#### [Directions for this task]
Write out the whole listing word for word.

#### [Data lines]
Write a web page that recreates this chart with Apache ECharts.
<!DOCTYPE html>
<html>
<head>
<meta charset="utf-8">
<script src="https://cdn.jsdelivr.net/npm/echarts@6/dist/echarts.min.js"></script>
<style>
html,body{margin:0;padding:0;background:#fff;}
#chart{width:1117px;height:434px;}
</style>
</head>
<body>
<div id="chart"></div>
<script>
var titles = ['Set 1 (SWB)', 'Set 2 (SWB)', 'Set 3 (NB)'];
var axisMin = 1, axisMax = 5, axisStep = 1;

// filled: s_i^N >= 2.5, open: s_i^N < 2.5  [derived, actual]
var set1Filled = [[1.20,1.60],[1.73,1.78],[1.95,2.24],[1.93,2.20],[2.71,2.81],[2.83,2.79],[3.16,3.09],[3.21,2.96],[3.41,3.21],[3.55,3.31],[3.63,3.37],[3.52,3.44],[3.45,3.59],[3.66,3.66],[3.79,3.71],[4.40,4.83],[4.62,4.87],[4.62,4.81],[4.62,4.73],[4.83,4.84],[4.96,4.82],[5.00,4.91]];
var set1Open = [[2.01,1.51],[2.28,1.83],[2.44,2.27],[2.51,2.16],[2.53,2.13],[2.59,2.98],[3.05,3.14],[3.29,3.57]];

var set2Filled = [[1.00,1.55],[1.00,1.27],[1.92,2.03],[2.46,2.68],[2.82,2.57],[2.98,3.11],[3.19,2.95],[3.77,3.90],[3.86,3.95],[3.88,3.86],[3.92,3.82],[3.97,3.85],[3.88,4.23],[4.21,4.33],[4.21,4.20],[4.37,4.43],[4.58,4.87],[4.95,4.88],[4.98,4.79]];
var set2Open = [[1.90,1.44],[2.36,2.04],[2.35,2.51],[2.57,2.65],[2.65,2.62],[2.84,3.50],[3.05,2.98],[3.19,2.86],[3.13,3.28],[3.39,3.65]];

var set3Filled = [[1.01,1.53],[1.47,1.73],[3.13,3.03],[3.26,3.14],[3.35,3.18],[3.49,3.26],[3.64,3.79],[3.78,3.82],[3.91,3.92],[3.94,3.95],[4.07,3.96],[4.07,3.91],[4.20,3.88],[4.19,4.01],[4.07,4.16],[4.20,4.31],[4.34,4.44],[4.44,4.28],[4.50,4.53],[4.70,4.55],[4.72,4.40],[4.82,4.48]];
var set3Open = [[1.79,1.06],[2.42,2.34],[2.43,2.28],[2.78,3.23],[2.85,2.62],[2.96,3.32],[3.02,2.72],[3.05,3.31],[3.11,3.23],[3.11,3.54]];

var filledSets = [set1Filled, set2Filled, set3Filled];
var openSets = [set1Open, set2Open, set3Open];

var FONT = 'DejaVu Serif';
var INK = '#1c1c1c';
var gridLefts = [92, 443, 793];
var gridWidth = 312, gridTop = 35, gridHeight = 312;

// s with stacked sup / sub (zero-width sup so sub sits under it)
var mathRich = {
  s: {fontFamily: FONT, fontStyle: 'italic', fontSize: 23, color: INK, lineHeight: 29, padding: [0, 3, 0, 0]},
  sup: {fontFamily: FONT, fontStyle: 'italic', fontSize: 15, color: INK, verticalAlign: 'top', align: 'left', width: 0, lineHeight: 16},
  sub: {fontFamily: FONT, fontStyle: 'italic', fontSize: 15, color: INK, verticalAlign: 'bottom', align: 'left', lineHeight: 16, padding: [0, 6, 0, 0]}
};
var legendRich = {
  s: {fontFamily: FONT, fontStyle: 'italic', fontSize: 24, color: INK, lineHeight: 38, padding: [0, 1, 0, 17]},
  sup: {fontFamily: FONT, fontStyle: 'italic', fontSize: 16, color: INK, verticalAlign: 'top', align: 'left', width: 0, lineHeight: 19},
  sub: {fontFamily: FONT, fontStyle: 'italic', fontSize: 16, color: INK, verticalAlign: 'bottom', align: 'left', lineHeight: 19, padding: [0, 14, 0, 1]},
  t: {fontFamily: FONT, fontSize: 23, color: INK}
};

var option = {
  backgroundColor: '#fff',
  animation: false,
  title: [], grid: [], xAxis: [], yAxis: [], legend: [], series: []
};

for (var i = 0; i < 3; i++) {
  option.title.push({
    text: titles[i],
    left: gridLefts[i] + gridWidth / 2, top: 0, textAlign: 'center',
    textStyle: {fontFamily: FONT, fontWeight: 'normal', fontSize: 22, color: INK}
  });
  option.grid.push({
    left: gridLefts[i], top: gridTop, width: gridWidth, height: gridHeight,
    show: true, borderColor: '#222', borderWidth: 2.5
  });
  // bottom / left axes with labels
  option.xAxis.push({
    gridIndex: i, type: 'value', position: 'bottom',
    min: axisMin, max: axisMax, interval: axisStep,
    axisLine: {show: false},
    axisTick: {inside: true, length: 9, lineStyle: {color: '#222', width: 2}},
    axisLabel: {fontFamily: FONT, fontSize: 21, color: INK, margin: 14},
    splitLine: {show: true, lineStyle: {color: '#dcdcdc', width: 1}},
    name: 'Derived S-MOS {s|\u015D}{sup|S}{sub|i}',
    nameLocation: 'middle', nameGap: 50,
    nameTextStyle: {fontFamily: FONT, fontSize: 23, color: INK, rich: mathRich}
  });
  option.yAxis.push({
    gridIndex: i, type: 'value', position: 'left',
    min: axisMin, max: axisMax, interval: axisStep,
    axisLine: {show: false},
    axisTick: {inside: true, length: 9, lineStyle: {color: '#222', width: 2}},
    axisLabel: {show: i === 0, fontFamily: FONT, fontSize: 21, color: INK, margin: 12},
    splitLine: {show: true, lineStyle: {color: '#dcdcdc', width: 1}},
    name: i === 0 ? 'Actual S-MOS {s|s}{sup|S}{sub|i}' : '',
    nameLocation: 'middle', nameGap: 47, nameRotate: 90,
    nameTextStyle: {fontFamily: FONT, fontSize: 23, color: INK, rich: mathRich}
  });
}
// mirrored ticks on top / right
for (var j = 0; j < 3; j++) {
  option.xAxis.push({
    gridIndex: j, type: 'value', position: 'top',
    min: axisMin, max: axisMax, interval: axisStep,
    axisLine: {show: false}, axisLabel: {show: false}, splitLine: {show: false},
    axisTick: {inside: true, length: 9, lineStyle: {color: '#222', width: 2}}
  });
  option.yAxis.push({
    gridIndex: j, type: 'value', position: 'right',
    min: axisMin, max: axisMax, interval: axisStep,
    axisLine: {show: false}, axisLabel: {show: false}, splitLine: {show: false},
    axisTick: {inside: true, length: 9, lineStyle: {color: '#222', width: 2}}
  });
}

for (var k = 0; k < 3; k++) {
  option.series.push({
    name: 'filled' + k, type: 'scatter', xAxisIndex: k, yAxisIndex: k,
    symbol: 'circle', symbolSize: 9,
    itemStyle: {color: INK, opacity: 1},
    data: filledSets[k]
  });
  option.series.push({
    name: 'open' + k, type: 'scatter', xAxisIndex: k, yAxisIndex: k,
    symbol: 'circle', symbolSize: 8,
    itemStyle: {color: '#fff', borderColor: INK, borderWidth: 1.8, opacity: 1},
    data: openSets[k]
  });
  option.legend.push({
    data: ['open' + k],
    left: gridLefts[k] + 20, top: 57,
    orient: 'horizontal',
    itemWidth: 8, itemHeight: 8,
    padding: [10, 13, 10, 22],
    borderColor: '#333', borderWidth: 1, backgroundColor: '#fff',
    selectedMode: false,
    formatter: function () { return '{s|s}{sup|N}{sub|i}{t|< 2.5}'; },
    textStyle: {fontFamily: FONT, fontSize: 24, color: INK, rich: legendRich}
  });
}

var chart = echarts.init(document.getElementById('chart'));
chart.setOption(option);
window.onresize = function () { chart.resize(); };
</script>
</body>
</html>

#### [Output below]
Write a web page that recreates this chart with Apache ECharts.
<!DOCTYPE html>
<html>
<head>
<meta charset="utf-8">
<script src="https://cdn.jsdelivr.net/npm/echarts@6/dist/echarts.min.js"></script>
<style>
html,body{margin:0;padding:0;background:#fff;}
#chart{width:1117px;height:434px;}
</style>
</head>
<body>
<div id="chart"></div>
<script>
var titles = ['Set 1 (SWB)', 'Set 2 (SWB)', 'Set 3 (NB)'];
var axisMin = 1, axisMax = 5, axisStep = 1;

// filled: s_i^N >= 2.5, open: s_i^N < 2.5  [derived, actual]
var set1Filled = [[1.20,1.60],[1.73,1.78],[1.95,2.24],[1.93,2.20],[2.71,2.81],[2.83,2.79],[3.16,3.09],[3.21,2.96],[3.41,3.21],[3.55,3.31],[3.63,3.37],[3.52,3.44],[3.45,3.59],[3.66,3.66],[3.79,3.71],[4.40,4.83],[4.62,4.87],[4.62,4.81],[4.62,4.73],[4.83,4.84],[4.96,4.82],[5.00,4.91]];
var set1Open = [[2.01,1.51],[2.28,1.83],[2.44,2.27],[2.51,2.16],[2.53,2.13],[2.59,2.98],[3.05,3.14],[3.29,3.57]];

var set2Filled = [[1.00,1.55],[1.00,1.27],[1.92,2.03],[2.46,2.68],[2.82,2.57],[2.98,3.11],[3.19,2.95],[3.77,3.90],[3.86,3.95],[3.88,3.86],[3.92,3.82],[3.97,3.85],[3.88,4.23],[4.21,4.33],[4.21,4.20],[4.37,4.43],[4.58,4.87],[4.95,4.88],[4.98,4.79]];
var set2Open = [[1.90,1.44],[2.36,2.04],[2.35,2.51],[2.57,2.65],[2.65,2.62],[2.84,3.50],[3.05,2.98],[3.19,2.86],[3.13,3.28],[3.39,3.65]];

var set3Filled = [[1.01,1.53],[1.47,1.73],[3.13,3.03],[3.26,3.14],[3.35,3.18],[3.49,3.26],[3.64,3.79],[3.78,3.82],[3.91,3.92],[3.94,3.95],[4.07,3.96],[4.07,3.91],[4.20,3.88],[4.19,4.01],[4.07,4.16],[4.20,4.31],[4.34,4.44],[4.44,4.28],[4.50,4.53],[4.70,4.55],[4.72,4.40],[4.82,4.48]];
var set3Open = [[1.79,1.06],[2.42,2.34],[2.43,2.28],[2.78,3.23],[2.85,2.62],[2.96,3.32],[3.02,2.72],[3.05,3.31],[3.11,3.23],[3.11,3.54]];

var filledSets = [set1Filled, set2Filled, set3Filled];
var openSets = [set1Open, set2Open, set3Open];

var FONT = 'DejaVu Serif';
var INK = '#1c1c1c';
var gridLefts = [92, 443, 793];
var gridWidth = 312, gridTop = 35, gridHeight = 312;

// s with stacked sup / sub (zero-width sup so sub sits under it)
var mathRich = {
  s: {fontFamily: FONT, fontStyle: 'italic', fontSize: 23, color: INK, lineHeight: 29, padding: [0, 3, 0, 0]},
  sup: {fontFamily: FONT, fontStyle: 'italic', fontSize: 15, color: INK, verticalAlign: 'top', align: 'left', width: 0, lineHeight: 16},
  sub: {fontFamily: FONT, fontStyle: 'italic', fontSize: 15, color: INK, verticalAlign: 'bottom', align: 'left', lineHeight: 16, padding: [0, 6, 0, 0]}
};
var legendRich = {
  s: {fontFamily: FONT, fontStyle: 'italic', fontSize: 24, color: INK, lineHeight: 38, padding: [0, 1, 0, 17]},
  sup: {fontFamily: FONT, fontStyle: 'italic', fontSize: 16, color: INK, verticalAlign: 'top', align: 'left', width: 0, lineHeight: 19},
  sub: {fontFamily: FONT, fontStyle: 'italic', fontSize: 16, color: INK, verticalAlign: 'bottom', align: 'left', lineHeight: 19, padding: [0, 14, 0, 1]},
  t: {fontFamily: FONT, fontSize: 23, color: INK}
};

var option = {
  backgroundColor: '#fff',
  animation: false,
  title: [], grid: [], xAxis: [], yAxis: [], legend: [], series: []
};

for (var i = 0; i < 3; i++) {
  option.title.push({
    text: titles[i],
    left: gridLefts[i] + gridWidth / 2, top: 0, textAlign: 'center',
    textStyle: {fontFamily: FONT, fontWeight: 'normal', fontSize: 22, color: INK}
  });
  option.grid.push({
    left: gridLefts[i], top: gridTop, width: gridWidth, height: gridHeight,
    show: true, borderColor: '#222', borderWidth: 2.5
  });
  // bottom / left axes with labels
  option.xAxis.push({
    gridIndex: i, type: 'value', position: 'bottom',
    min: axisMin, max: axisMax, interval: axisStep,
    axisLine: {show: false},
    axisTick: {inside: true, length: 9, lineStyle: {color: '#222', width: 2}},
    axisLabel: {fontFamily: FONT, fontSize: 21, color: INK, margin: 14},
    splitLine: {show: true, lineStyle: {color: '#dcdcdc', width: 1}},
    name: 'Derived S-MOS {s|\u015D}{sup|S}{sub|i}',
    nameLocation: 'middle', nameGap: 50,
    nameTextStyle: {fontFamily: FONT, fontSize: 23, color: INK, rich: mathRich}
  });
  option.yAxis.push({
    gridIndex: i, type: 'value', position: 'left',
    min: axisMin, max: axisMax, interval: axisStep,
    axisLine: {show: false},
    axisTick: {inside: true, length: 9, lineStyle: {color: '#222', width: 2}},
    axisLabel: {show: i === 0, fontFamily: FONT, fontSize: 21, color: INK, margin: 12},
    splitLine: {show: true, lineStyle: {color: '#dcdcdc', width: 1}},
    name: i === 0 ? 'Actual S-MOS {s|s}{sup|S}{sub|i}' : '',
    nameLocation: 'middle', nameGap: 47, nameRotate: 90,
    nameTextStyle: {fontFamily: FONT, fontSize: 23, color: INK, rich: mathRich}
  });
}
// mirrored ticks on top / right
for (var j = 0; j < 3; j++) {
  option.xAxis.push({
    gridIndex: j, type: 'value', position: 'top',
    min: axisMin, max: axisMax, interval: axisStep,
    axisLine: {show: false}, axisLabel: {show: false}, splitLine: {show: false},
    axisTick: {inside: true, length: 9, lineStyle: {color: '#222', width: 2}}
  });
  option.yAxis.push({
    gridIndex: j, type: 'value', position: 'right',
    min: axisMin, max: axisMax, interval: axisStep,
    axisLine: {show: false}, axisLabel: {show: false}, splitLine: {show: false},
    axisTick: {inside: true, length: 9, lineStyle: {color: '#222', width: 2}}
  });
}

for (var k = 0; k < 3; k++) {
  option.series.push({
    name: 'filled' + k, type: 'scatter', xAxisIndex: k, yAxisIndex: k,
    symbol: 'circle', symbolSize: 9,
    itemStyle: {color: INK, opacity: 1},
    data: filledSets[k]
  });
  option.series.push({
    name: 'open' + k, type: 'scatter', xAxisIndex: k, yAxisIndex: k,
    symbol: 'circle', symbolSize: 8,
    itemStyle: {color: '#fff', borderColor: INK, borderWidth: 1.8, opacity: 1},
    data: openSets[k]
  });
  option.legend.push({
    data: ['open' + k],
    left: gridLefts[k] + 20, top: 57,
    orient: 'horizontal',
    itemWidth: 8, itemHeight: 8,
    padding: [10, 13, 10, 22],
    borderColor: '#333', borderWidth: 1, backgroundColor: '#fff',
    selectedMode: false,
    formatter: function () { return '{s|s}{sup|N}{sub|i}{t|< 2.5}'; },
    textStyle: {fontFamily: FONT, fontSize: 24, color: INK, rich: legendRich}
  });
}

var chart = echarts.init(document.getElementById('chart'));
chart.setOption(option);
window.onresize = function () { chart.resize(); };
</script>
</body>
</html>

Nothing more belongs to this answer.